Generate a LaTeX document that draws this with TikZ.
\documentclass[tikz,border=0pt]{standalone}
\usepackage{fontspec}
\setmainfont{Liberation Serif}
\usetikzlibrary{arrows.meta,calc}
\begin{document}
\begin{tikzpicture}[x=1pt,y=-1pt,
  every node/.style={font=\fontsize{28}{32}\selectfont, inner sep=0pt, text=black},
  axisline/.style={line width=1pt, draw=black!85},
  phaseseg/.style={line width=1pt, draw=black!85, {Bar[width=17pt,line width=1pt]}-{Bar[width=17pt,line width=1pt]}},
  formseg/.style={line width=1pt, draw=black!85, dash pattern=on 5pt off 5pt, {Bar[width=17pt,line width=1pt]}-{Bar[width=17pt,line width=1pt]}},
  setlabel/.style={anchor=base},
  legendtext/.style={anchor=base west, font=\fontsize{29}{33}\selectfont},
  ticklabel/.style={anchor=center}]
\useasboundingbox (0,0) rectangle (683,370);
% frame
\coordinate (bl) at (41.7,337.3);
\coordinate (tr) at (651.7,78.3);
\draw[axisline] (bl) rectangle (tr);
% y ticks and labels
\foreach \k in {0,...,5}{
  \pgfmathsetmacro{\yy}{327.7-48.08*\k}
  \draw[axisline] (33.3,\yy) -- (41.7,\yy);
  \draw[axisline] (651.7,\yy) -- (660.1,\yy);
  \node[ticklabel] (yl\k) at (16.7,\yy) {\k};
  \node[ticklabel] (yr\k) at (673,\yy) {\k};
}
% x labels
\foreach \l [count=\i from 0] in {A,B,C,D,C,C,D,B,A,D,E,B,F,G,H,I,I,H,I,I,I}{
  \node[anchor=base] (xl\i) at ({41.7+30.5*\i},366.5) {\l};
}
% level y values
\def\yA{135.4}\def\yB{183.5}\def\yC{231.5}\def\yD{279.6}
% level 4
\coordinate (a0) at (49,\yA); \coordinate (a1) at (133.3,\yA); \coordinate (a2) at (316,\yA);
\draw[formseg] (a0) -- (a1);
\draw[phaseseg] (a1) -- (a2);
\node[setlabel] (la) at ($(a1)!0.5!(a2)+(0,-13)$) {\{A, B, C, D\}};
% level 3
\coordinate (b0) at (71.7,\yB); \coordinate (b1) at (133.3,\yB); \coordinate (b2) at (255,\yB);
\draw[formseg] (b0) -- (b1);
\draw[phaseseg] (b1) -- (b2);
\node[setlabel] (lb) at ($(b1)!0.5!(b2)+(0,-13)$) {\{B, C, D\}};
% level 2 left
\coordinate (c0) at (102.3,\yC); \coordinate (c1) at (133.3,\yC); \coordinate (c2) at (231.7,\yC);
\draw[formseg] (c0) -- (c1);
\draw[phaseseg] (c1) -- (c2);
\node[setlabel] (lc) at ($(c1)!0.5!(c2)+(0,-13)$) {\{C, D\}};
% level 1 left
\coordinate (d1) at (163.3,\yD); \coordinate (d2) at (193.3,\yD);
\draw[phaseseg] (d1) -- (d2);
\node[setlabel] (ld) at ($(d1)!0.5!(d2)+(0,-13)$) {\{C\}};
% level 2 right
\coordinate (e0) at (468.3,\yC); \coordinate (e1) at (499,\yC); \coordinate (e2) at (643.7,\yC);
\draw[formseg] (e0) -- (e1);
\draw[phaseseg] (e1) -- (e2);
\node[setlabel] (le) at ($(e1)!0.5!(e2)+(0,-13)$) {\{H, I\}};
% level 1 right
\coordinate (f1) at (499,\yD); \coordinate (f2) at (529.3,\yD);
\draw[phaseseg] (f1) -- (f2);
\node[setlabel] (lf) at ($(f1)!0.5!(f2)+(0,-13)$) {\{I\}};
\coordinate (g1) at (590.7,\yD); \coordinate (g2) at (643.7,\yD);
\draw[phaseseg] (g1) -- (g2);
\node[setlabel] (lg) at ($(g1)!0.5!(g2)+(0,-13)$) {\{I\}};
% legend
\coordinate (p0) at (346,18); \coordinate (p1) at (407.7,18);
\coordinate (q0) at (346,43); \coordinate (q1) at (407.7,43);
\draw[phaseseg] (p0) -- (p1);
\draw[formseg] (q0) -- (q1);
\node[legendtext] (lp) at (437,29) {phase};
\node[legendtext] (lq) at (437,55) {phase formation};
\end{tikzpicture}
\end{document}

============

GIVEN INSTRUCTION> Write every line of the material above again, exactly.

EXERCISE ANSWER>
Generate a LaTeX document that draws this with TikZ.
\documentclass[tikz,border=0pt]{standalone}
\usepackage{fontspec}
\setmainfont{Liberation Serif}
\usetikzlibrary{arrows.meta,calc}
\begin{document}
\begin{tikzpicture}[x=1pt,y=-1pt,
  every node/.style={font=\fontsize{28}{32}\selectfont, inner sep=0pt, text=black},
  axisline/.style={line width=1pt, draw=black!85},
  phaseseg/.style={line width=1pt, draw=black!85, {Bar[width=17pt,line width=1pt]}-{Bar[width=17pt,line width=1pt]}},
  formseg/.style={line width=1pt, draw=black!85, dash pattern=on 5pt off 5pt, {Bar[width=17pt,line width=1pt]}-{Bar[width=17pt,line width=1pt]}},
  setlabel/.style={anchor=base},
  legendtext/.style={anchor=base west, font=\fontsize{29}{33}\selectfont},
  ticklabel/.style={anchor=center}]
\useasboundingbox (0,0) rectangle (683,370);
% frame
\coordinate (bl) at (41.7,337.3);
\coordinate (tr) at (651.7,78.3);
\draw[axisline] (bl) rectangle (tr);
% y ticks and labels
\foreach \k in {0,...,5}{
  \pgfmathsetmacro{\yy}{327.7-48.08*\k}
  \draw[axisline] (33.3,\yy) -- (41.7,\yy);
  \draw[axisline] (651.7,\yy) -- (660.1,\yy);
  \node[ticklabel] (yl\k) at (16.7,\yy) {\k};
  \node[ticklabel] (yr\k) at (673,\yy) {\k};
}
% x labels
\foreach \l [count=\i from 0] in {A,B,C,D,C,C,D,B,A,D,E,B,F,G,H,I,I,H,I,I,I}{
  \node[anchor=base] (xl\i) at ({41.7+30.5*\i},366.5) {\l};
}
% level y values
\def\yA{135.4}\def\yB{183.5}\def\yC{231.5}\def\yD{279.6}
% level 4
\coordinate (a0) at (49,\yA); \coordinate (a1) at (133.3,\yA); \coordinate (a2) at (316,\yA);
\draw[formseg] (a0) -- (a1);
\draw[phaseseg] (a1) -- (a2);
\node[setlabel] (la) at ($(a1)!0.5!(a2)+(0,-13)$) {\{A, B, C, D\}};
% level 3
\coordinate (b0) at (71.7,\yB); \coordinate (b1) at (133.3,\yB); \coordinate (b2) at (255,\yB);
\draw[formseg] (b0) -- (b1);
\draw[phaseseg] (b1) -- (b2);
\node[setlabel] (lb) at ($(b1)!0.5!(b2)+(0,-13)$) {\{B, C, D\}};
% level 2 left
\coordinate (c0) at (102.3,\yC); \coordinate (c1) at (133.3,\yC); \coordinate (c2) at (231.7,\yC);
\draw[formseg] (c0) -- (c1);
\draw[phaseseg] (c1) -- (c2);
\node[setlabel] (lc) at ($(c1)!0.5!(c2)+(0,-13)$) {\{C, D\}};
% level 1 left
\coordinate (d1) at (163.3,\yD); \coordinate (d2) at (193.3,\yD);
\draw[phaseseg] (d1) -- (d2);
\node[setlabel] (ld) at ($(d1)!0.5!(d2)+(0,-13)$) {\{C\}};
% level 2 right
\coordinate (e0) at (468.3,\yC); \coordinate (e1) at (499,\yC); \coordinate (e2) at (643.7,\yC);
\draw[formseg] (e0) -- (e1);
\draw[phaseseg] (e1) -- (e2);
\node[setlabel] (le) at ($(e1)!0.5!(e2)+(0,-13)$) {\{H, I\}};
% level 1 right
\coordinate (f1) at (499,\yD); \coordinate (f2) at (529.3,\yD);
\draw[phaseseg] (f1) -- (f2);
\node[setlabel] (lf) at ($(f1)!0.5!(f2)+(0,-13)$) {\{I\}};
\coordinate (g1) at (590.7,\yD); \coordinate (g2) at (643.7,\yD);
\draw[phaseseg] (g1) -- (g2);
\node[setlabel] (lg) at ($(g1)!0.5!(g2)+(0,-13)$) {\{I\}};
% legend
\coordinate (p0) at (346,18); \coordinate (p1) at (407.7,18);
\coordinate (q0) at (346,43); \coordinate (q1) at (407.7,43);
\draw[phaseseg] (p0) -- (p1);
\draw[formseg] (q0) -- (q1);
\node[legendtext] (lp) at (437,29) {phase};
\node[legendtext] (lq) at (437,55) {phase formation};
\end{tikzpicture}
\end{document}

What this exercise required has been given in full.